As FIRE explained in our Aug. 18 letter to the university, these flyers are core political expression meriting the highest level of First Amendment protection, as they criticize an elected public official and a political student group. Far from unprotected harassment or true threats, the flyers are the expression of private citizens on matters of public concern, rendering them protected under the First Amendment. While they may make some students or Donadio uncomfortable or angry, state law explicitly bars its public universities from using “concerns about civility and mutual respect” as a justification for limiting expression, “however offensive, unwise, immoral, indecent, disagreeable, conservative, liberal, traditional, radical, or wrong-headed” that speech may be to “students or faculty.” 

FIRE urges the court to hold Tennessee Tech accountable for violating the constitutional rights of its faculty.

All fell on deaf ears as Tennessee Tech — despite warnings from FIRE — found Gruber and Smith responsible for the misconduct charges. Tennessee Tech banned them from serving as faculty advisors for campus groups, receiving salary increases for one year, or going on study abroad trips; and also stripped the professors of eligibility for merit-based bonuses and grants, among other sanctions. 

Smith and Gruber decided to call their banners. Their lawsuit, filed Oct. 5, asks a federal district court to find that Tennessee Tech unlawfully retaliated against them for their protected expression, and seeks monetary damages as well as a recission of all university punishment. 

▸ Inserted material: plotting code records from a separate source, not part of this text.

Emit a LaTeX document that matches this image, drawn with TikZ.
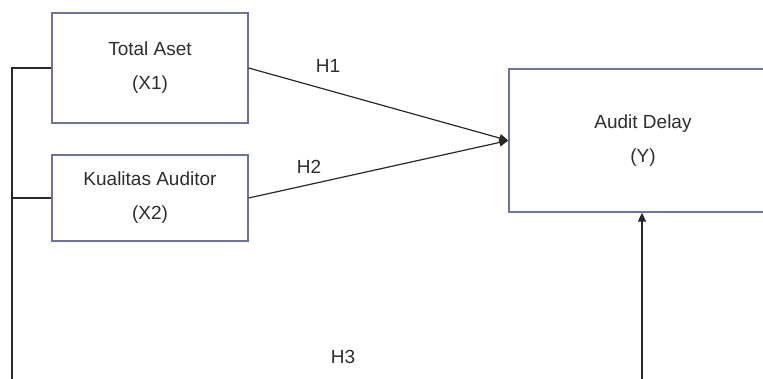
\documentclass[tikz,border=0pt]{standalone}
\usepackage{fontspec}
\setmainfont{Liberation Sans}
\usetikzlibrary{arrows.meta}
\definecolor{boxline}{RGB}{108,116,158}
\definecolor{conline}{RGB}{40,40,40}
\definecolor{txt}{RGB}{45,45,45}
\begin{document}
\begin{tikzpicture}[x=1pt,y=-1pt,
  varbox/.style={draw=boxline,line width=1.3pt,fill=white,inner sep=0pt,
    text=txt,align=center,font=\fontsize{19}{34}\selectfont},
  conn/.style={draw=conline,line width=1.2pt},
  arr/.style={conn,-{Triangle[length=9pt,width=8pt]}},
  lbl/.style={text=txt,font=\fontsize{19}{22}\selectfont,inner sep=0pt}]
\useasboundingbox (0,0) rectangle (763,379);
\node[varbox,minimum width=196pt,minimum height=110pt] (x1) at (150,68) {Total Aset\\(X1)};
\node[varbox,minimum width=196pt,minimum height=86pt] (x2) at (150,198) {Kualitas Auditor\\(X2)};
\node[varbox,minimum width=268pt,minimum height=143pt] (y) at (643,140.5) {Audit Delay\\(Y)};
\coordinate (bl) at (12,400);
\coordinate (br) at (642,400);
\draw[arr] (x1.east) -- (y.west);
\draw[arr] (x2.east) -- (y.west);
\draw[conn] (x2.west) -- (12,198);
\draw[arr] (x1.west) -- (12,68) -- (bl) -- (br) -- (y.south -| br);
\node[lbl] (h1) at (328,66) {H1};
\node[lbl] (h2) at (309,167) {H2};
\node[lbl] (h3) at (343,357) {H3};
\end{tikzpicture}
\end{document}
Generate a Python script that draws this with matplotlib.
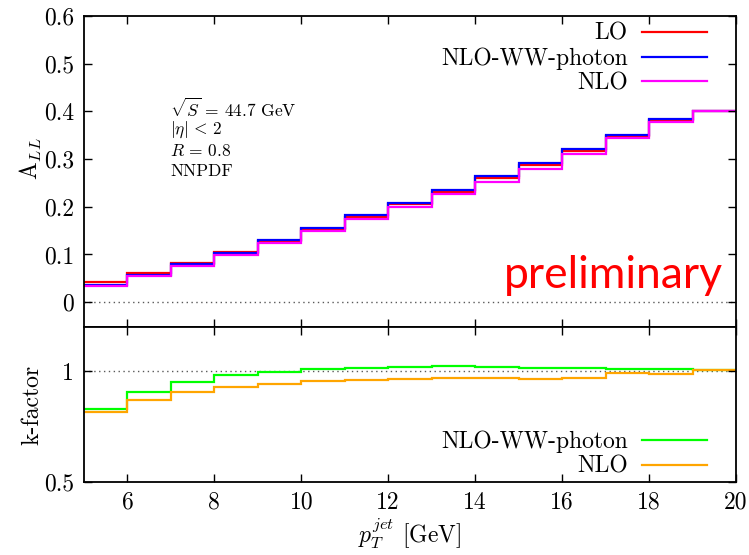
import matplotlib
matplotlib.use("Agg")
import matplotlib.pyplot as plt
from matplotlib.ticker import FixedLocator, FixedFormatter

plt.rcParams['font.family'] = 'serif'
plt.rcParams['font.serif'] = ['cmr10', 'DejaVu Serif']
plt.rcParams['mathtext.fontset'] = 'cm'
plt.rcParams['axes.formatter.use_mathtext'] = True
plt.rcParams['axes.unicode_minus'] = False

# ---- data ----
edges = [5, 6, 7, 8, 9, 10, 11, 12, 13, 14, 15, 16, 17, 18, 19, 20]
a_lo = [0.043, 0.062, 0.083, 0.106, 0.129, 0.153, 0.179, 0.2055, 0.2314,
        0.2608, 0.2867, 0.318, 0.3476, 0.381, 0.400]
a_nlo_ww = [0.036, 0.056, 0.0797, 0.1035, 0.1308, 0.1552, 0.1825, 0.2083,
            0.2349, 0.2643, 0.2909, 0.3217, 0.3503, 0.3846, 0.401]
a_nlo = [0.035, 0.0545, 0.0763, 0.099, 0.1237, 0.149, 0.174, 0.200, 0.2265,
         0.253, 0.2797, 0.3098, 0.344, 0.3776, 0.401]
k_nlo_ww = [0.828, 0.905, 0.952, 0.982, 0.998, 1.009, 1.015, 1.019, 1.023,
            1.020, 1.017, 1.015, 1.012, 1.011, 1.005]
k_nlo = [0.816, 0.869, 0.905, 0.927, 0.944, 0.955, 0.961, 0.964, 0.970,
         0.970, 0.965, 0.971, 0.991, 0.986, 1.005]

x_ticks = [6, 8, 10, 12, 14, 16, 18, 20]
x_ticklabels = ['6', '8', '10', '12', '14', '16', '18', '20']
top_yticks = [0, 0.1, 0.2, 0.3, 0.4, 0.5, 0.6]
top_yticklabels = ['0', '0.1', '0.2', '0.3', '0.4', '0.5', '0.6']
bot_yticks = [0.5, 1.0]
bot_yticklabels = ['0.5', '1']

FS = 17
fig = plt.figure(figsize=(7.49, 5.55), dpi=100)
ax1 = fig.add_axes([0.1121, 0.4108, 0.8705, 0.5604])
ax2 = fig.add_axes([0.1121, 0.1315, 0.8705, 0.2793])

lw = 1.6
ax1.stairs(a_lo, edges, baseline=None, color='#ff0000', lw=lw, label='LO')
ax1.stairs(a_nlo_ww, edges, baseline=None, color='#0000ff', lw=lw, label='NLO-WW-photon')
ax1.stairs(a_nlo, edges, baseline=None, color='#ff00ff', lw=lw, label='NLO')
ax1.axhline(0, color='0.35', lw=1.0, ls=(0, (1, 2.5)), zorder=0)

ax2.stairs(k_nlo_ww, edges, baseline=None, color='#00ff00', lw=lw, label='NLO-WW-photon')
ax2.stairs(k_nlo, edges, baseline=None, color='#ffa500', lw=lw, label='NLO')
ax2.axhline(1, color='0.35', lw=1.0, ls=(0, (1, 2.5)), zorder=0)

for ax in (ax1, ax2):
    ax.set_xlim(5, 20)
    ax.xaxis.set_major_locator(FixedLocator(x_ticks))
    ax.tick_params(which='both', direction='in', top=True, right=True,
                   length=6, width=1.0, labelsize=FS, pad=7)
    for s in ax.spines.values():
        s.set_linewidth(1.3)

ax1.set_ylim(-0.052, 0.6)
ax1.yaxis.set_major_locator(FixedLocator(top_yticks))
ax1.yaxis.set_major_formatter(FixedFormatter(top_yticklabels))
ax1.tick_params(labelbottom=False)

ax2.set_ylim(0.5, 1.2)
ax2.yaxis.set_major_locator(FixedLocator(bot_yticks))
ax2.yaxis.set_major_formatter(FixedFormatter(bot_yticklabels))
ax2.xaxis.set_major_formatter(FixedFormatter(x_ticklabels))

ax1.set_ylabel(r'A$_{LL}$', fontsize=FS)
ax2.set_ylabel('k-factor', fontsize=FS)
ax1.yaxis.set_label_coords(-0.062, 0.54)
ax2.yaxis.set_label_coords(-0.062, 0.5)
ax2.set_xlabel(r'$p_T^{jet}$ [GeV]', fontsize=FS, labelpad=2)

ax1.legend(loc='upper right', bbox_to_anchor=(0.9555, 0.978), frameon=False,
           markerfirst=False, fontsize=FS, handlelength=2.75,
           handletextpad=0.6, labelspacing=0.1, borderaxespad=0, borderpad=0)
ax2.legend(loc='upper right', bbox_to_anchor=(0.9555, 0.33), frameon=False,
           markerfirst=False, fontsize=FS, handlelength=2.75,
           handletextpad=0.6, labelspacing=0.1, borderaxespad=0, borderpad=0)

info = [r'$\sqrt{S}\,=\,44.7$ GeV', r'$|\eta|\,<\,2$', r'$R\,=\,0.8$', 'NNPDF']
for i, t in enumerate(info):
    ax1.text(0.132, 0.703 - i * 0.068, t, transform=ax1.transAxes,
             fontsize=12.5, va='center', ha='left')

ax1.text(0.980, 0.124, 'preliminary', transform=ax1.transAxes, color='#ff0000',
         fontsize=32, family='Lato', ha='right', va='baseline')

fig.savefig('out.png', dpi=100)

Litigation represents the last resort for faculty willing and able to stand up for their rights, and this lawsuit squarely presents the fundamental First Amendment freedom to criticize public issues, individuals, groups, and events. If Tennessee Tech proves unwilling to cede the battlefield through settlement, FIRE urges the court to hold Tennessee Tech accountable for violating the constitutional rights of its faculty.